EXERCISE → Give again the entries below exactly, beginning at the first line and ending at the line with "var ctx = document.getElementById('graph').getContext('2d');".

RECORDS →

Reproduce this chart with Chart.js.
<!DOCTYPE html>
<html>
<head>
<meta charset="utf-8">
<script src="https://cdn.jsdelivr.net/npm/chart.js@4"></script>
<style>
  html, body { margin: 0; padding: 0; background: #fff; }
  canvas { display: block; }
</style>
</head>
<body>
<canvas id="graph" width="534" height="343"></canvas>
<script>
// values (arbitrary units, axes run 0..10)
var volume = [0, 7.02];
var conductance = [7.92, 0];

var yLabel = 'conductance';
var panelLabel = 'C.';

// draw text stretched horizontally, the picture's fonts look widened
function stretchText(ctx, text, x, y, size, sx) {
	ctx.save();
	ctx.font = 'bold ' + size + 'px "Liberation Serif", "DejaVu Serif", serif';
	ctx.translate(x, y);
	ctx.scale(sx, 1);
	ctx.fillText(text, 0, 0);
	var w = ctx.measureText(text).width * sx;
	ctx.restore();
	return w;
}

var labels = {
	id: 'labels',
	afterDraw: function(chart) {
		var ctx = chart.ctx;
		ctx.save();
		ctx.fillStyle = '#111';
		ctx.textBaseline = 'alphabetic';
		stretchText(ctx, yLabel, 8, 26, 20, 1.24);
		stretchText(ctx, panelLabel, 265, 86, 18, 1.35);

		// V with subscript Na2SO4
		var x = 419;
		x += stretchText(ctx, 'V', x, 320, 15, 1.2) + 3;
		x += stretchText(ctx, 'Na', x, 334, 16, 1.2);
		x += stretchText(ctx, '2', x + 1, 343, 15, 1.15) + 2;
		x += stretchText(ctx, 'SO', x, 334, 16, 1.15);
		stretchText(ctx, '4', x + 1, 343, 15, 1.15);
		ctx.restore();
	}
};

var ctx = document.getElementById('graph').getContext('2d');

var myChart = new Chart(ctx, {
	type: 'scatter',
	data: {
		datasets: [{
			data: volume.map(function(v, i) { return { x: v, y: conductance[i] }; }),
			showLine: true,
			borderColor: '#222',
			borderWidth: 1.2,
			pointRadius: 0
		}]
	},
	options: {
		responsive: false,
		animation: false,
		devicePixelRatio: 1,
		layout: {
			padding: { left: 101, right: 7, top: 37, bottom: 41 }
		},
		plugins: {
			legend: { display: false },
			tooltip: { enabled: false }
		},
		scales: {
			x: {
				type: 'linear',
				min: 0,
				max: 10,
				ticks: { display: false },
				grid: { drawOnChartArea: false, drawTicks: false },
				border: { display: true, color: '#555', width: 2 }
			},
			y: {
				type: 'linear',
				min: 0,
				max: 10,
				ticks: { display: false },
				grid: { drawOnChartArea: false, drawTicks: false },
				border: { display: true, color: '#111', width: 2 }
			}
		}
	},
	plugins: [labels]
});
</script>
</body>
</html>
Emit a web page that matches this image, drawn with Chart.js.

PROBLEM SOLUTION →
Reproduce this chart with Chart.js.
<!DOCTYPE html>
<html>
<head>
<meta charset="utf-8">
<script src="https://cdn.jsdelivr.net/npm/chart.js@4"></script>
<style>
  html, body { margin: 0; padding: 0; background: #fff; }
  canvas { display: block; }
</style>
</head>
<body>
<canvas id="graph" width="534" height="343"></canvas>
<script>
// values (arbitrary units, axes run 0..10)
var volume = [0, 7.02];
var conductance = [7.92, 0];

var yLabel = 'conductance';
var panelLabel = 'C.';

// draw text stretched horizontally, the picture's fonts look widened
function stretchText(ctx, text, x, y, size, sx) {
	ctx.save();
	ctx.font = 'bold ' + size + 'px "Liberation Serif", "DejaVu Serif", serif';
	ctx.translate(x, y);
	ctx.scale(sx, 1);
	ctx.fillText(text, 0, 0);
	var w = ctx.measureText(text).width * sx;
	ctx.restore();
	return w;
}

var labels = {
	id: 'labels',
	afterDraw: function(chart) {
		var ctx = chart.ctx;
		ctx.save();
		ctx.fillStyle = '#111';
		ctx.textBaseline = 'alphabetic';
		stretchText(ctx, yLabel, 8, 26, 20, 1.24);
		stretchText(ctx, panelLabel, 265, 86, 18, 1.35);

		// V with subscript Na2SO4
		var x = 419;
		x += stretchText(ctx, 'V', x, 320, 15, 1.2) + 3;
		x += stretchText(ctx, 'Na', x, 334, 16, 1.2);
		x += stretchText(ctx, '2', x + 1, 343, 15, 1.15) + 2;
		x += stretchText(ctx, 'SO', x, 334, 16, 1.15);
		stretchText(ctx, '4', x + 1, 343, 15, 1.15);
		ctx.restore();
	}
};

var ctx = document.getElementById('graph').getContext('2d');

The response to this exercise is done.